Add chicken and giblets to water and slowly bring to rapid
boil. Simmer for 1 hour, periodically skimming off the
froth. Add remaining ingredients, except salt, cover, and
simmer for 1 more hour. Remove meat from bones but return
them to kettle, then add salt, and simmer 45 minutes.
Strain through fine sieve, and cool to room temperature.
Refrigerate or freeze in covered container or use at once.
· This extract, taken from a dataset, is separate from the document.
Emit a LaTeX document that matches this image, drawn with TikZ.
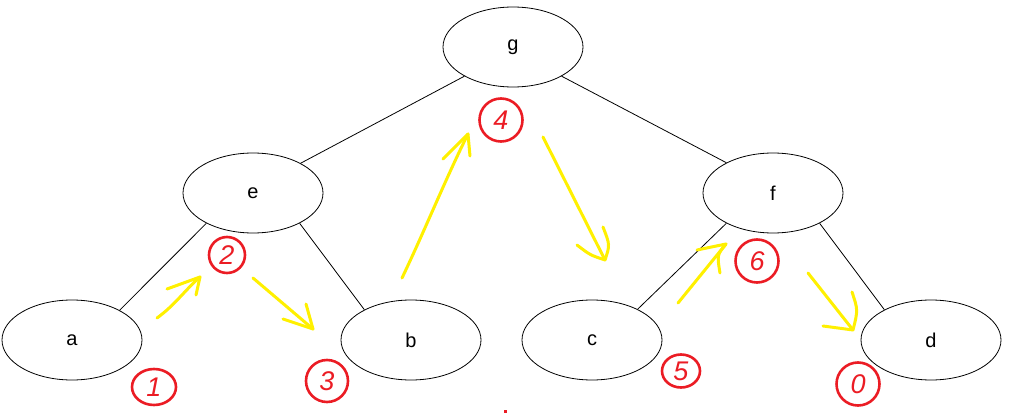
\documentclass[tikz,border=0pt]{standalone}
\usepackage{fontspec}
\setmainfont{Liberation Sans}
\usetikzlibrary{shapes.geometric,arrows.meta}
\definecolor{penyellow}{RGB}{255,240,0}
\definecolor{penred}{RGB}{235,28,36}
\begin{document}
\begin{tikzpicture}[x=1pt,y=-1pt,
	vertex/.style={ellipse, draw, line width=0.8pt, minimum width=140pt, minimum height=80pt, font=\fontsize{20}{24}\selectfont},
	numcircle/.style={circle, draw=penred, line width=2.6pt, minimum size=40pt, inner sep=0pt, text=penred, font=\fontsize{27}{28}\selectfont\itshape},
	hand/.style={penyellow, line width=3pt, line cap=round, line join=round}]
	\useasboundingbox (0,0) rectangle (1012,417);
	% tree
	\node[vertex] (g) at (513,47) {g};
	\node[vertex] (e) at (253,193) {e};
	\node[vertex] (f) at (773,193) {f};
	\node[vertex] (a) at (72,340) {a};
	\node[vertex] (b) at (411,340) {b};
	\node[vertex] (c) at (592,340) {c};
	\node[vertex] (d) at (931,340) {d};
	\draw[line width=0.8pt] (g.211) -- (e.32);
	\draw[line width=0.8pt] (g.-31) -- (f.147);
	\draw[line width=0.8pt] (e.213) -- (a.32);
	\draw[line width=0.8pt] (e.-33) -- (b.147);
	\draw[line width=0.8pt] (f.213) -- (c.34);
	\draw[line width=0.8pt] (f.-33) -- (d.147);
	% visiting order
	\node[numcircle, minimum width=44pt, minimum height=36pt, ellipse] (n1) at (154,387) {1};
	\node[numcircle, minimum size=36pt] (n2) at (227,255) {2};
	\node[numcircle, minimum size=42pt] (n3) at (327,381) {3};
	\node[numcircle, minimum size=43pt] (n4) at (501,120) {4};
	\node[numcircle, ellipse, minimum width=38pt, minimum height=33pt] (n5) at (681,371) {5};
	\node[numcircle, minimum size=43pt] (n6) at (757,261) {6};
	\node[numcircle, minimum size=43pt] (n7) at (858,384) {0};
	\fill[penred] (504,410) rectangle (507,413);
	% yellow arrows
	\coordinate (s1) at (157,318); \coordinate (t1) at (200,277);
	\draw[hand] (s1) .. controls (175,305) and (185,290) .. (t1);
	\draw[hand] (167,289) -- (t1) -- (196,295);
	\coordinate (s2) at (253,278); \coordinate (t2) at (313,329);
	\draw[hand] (s2) -- (t2);
	\draw[hand] (283,319) -- (t2) -- (306,304);
	\coordinate (s3) at (402,278); \coordinate (t3) at (468,134);
	\draw[hand] (s3) .. controls (425,230) and (445,180) .. (t3);
	\draw[hand] (443,159) -- (t3) -- (470,156);
	\coordinate (s4) at (543,137); \coordinate (t4) at (605,260);
	\draw[hand] (s4) -- (t4);
	\draw[hand] (577,245) .. controls (590,255) .. (t4) .. controls (610,245) .. (603,227);
	\coordinate (s5) at (678,303); \coordinate (t5) at (726,244);
	\draw[hand] (s5) -- (t5);
	\draw[hand] (697,250) -- (t5) .. controls (717,255) .. (720,273);
	\coordinate (s6) at (808,273); \coordinate (t6) at (853,330);
	\draw[hand] (s6) -- (t6);
	\draw[hand] (823,326) -- (t6) .. controls (858,310) .. (852,292);
\end{tikzpicture}
\end{document}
Hundreds of recipes call for this versatile base, but here
is one that is utterly simple and appropriately seasonal:

Chestnut Soup Recipe

1 cup chestnuts
2 quarts chicken stock
1/2 teaspoon salt
1/2 teaspoon pepper

Shell and blanch the chestnuts. Place 2 cups of the chicken
stock in a large pot, and cook the chestnuts in it until
they are tender. Remove the chestnuts with a slotted spoon,
salt them lightly, and set them aside. Add the remainder of
the stock to the hot stock in the pot, and bring to a boil.
Put the chestnuts in a soup tureen, pour the stock over
them, and serve at once.

Fish Stock Recipe

2 pounds fish heads, bones, skin, tails, but no gills
2 small onions, diced
2 stalks celery with tops, chopped
2-1/2 cups cold water
2 cups dry white wine
3 parsley sprigs
1 bay leaf
1 thyme sprig
1/4 teaspoon fennel seeds
5 peppercorns
Salt to taste

Combine everything but salt in kettle, bring to boil, and
simmer covered for 45 minutes, now and then skimming off
froth. Add salt at the last moment. Strain, cool at room
temperature, and then refrigerate in closed container. The
stock can be stored and frozen, although, as with just
about every thing, fresh is best. The following gumbo is a
favorite in New Orleans:

Shrimp Gumbo Recipe

2 shallots, diced
1/2 green pepper, diced
1 teaspoon olive oil
2 cups okra, sliced
2 stalks celery with tops, sliced
1 teaspoon salt
3 cups water
1 pound small, peeled, deveined shrimp
2-1/2 cups fish stock
1 cup long-grain rice, co
oked
Salt and pepper to taste

Sauté shallots and peppers in olive oil. Add okra,
celery, salt, and water, and bring to boil. Cover and
simmer at low heat for 10 minutes. Add shrimp and stock,
and simmer 5 minutes more, no longer; shrimp are delicate.
Add rice, stir, and season with salt and pepper.